Life after victory was not without challenges. Leymah sometimes spoke critically about corruption and the slow pace of reform in Liberia. She remained independent, guided by conscience rather than political loyalty.

She also shared openly about her personal struggles. In her memoir Mighty Be Our Powers, she described her abusive relationship and her moments of despair. By telling her story honestly, she gave others permission to speak their own truths.

Legacy of a Reluctant Hero

Leymah Gbowee never set out to become famous. She set out to survive. Yet survival turned into leadership. Leadership turned into revolution.

Her legacy is not just that she helped end a war. It is that she redefined power. She proved that nonviolence can confront brutality. She showed that women, often dismissed in political spaces, can shift the course of history.

Today, she continues to speak around the world about peace, gender equality, and justice. Her voice carries authority because it was forged in suffering.

The Meaning of Her Story

Leymah Gbowee’s story reminds us that leadership does not always begin in palaces or parliaments. Sometimes it begins in kitchens and refugee camps. Sometimes it begins with tears.
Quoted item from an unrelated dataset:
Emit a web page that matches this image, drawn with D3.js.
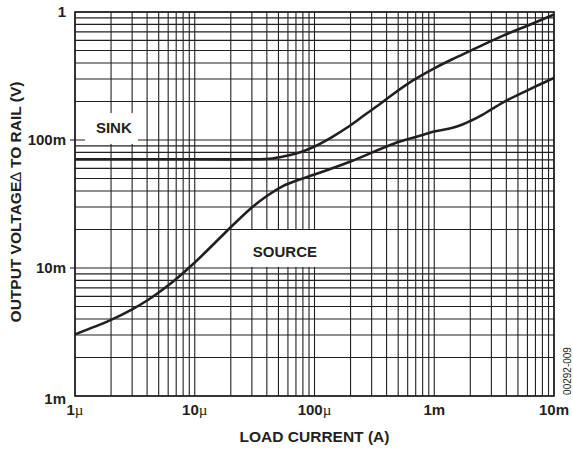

She once said that when women come together with a collective voice, they can make a difference.

And she did.

From a teenage girl whose dreams were interrupted by war to a global symbol of peace, Leymah Gbowee transformed her pain into purpose. Her life teaches that even in the darkest times, ordinary people can rise and demand something better.

Her story is not just Liberia’s story. It is the story of resilience. It is the story of faith. It is the story of a woman who believed that peace was possible and refused to stop until it arrived.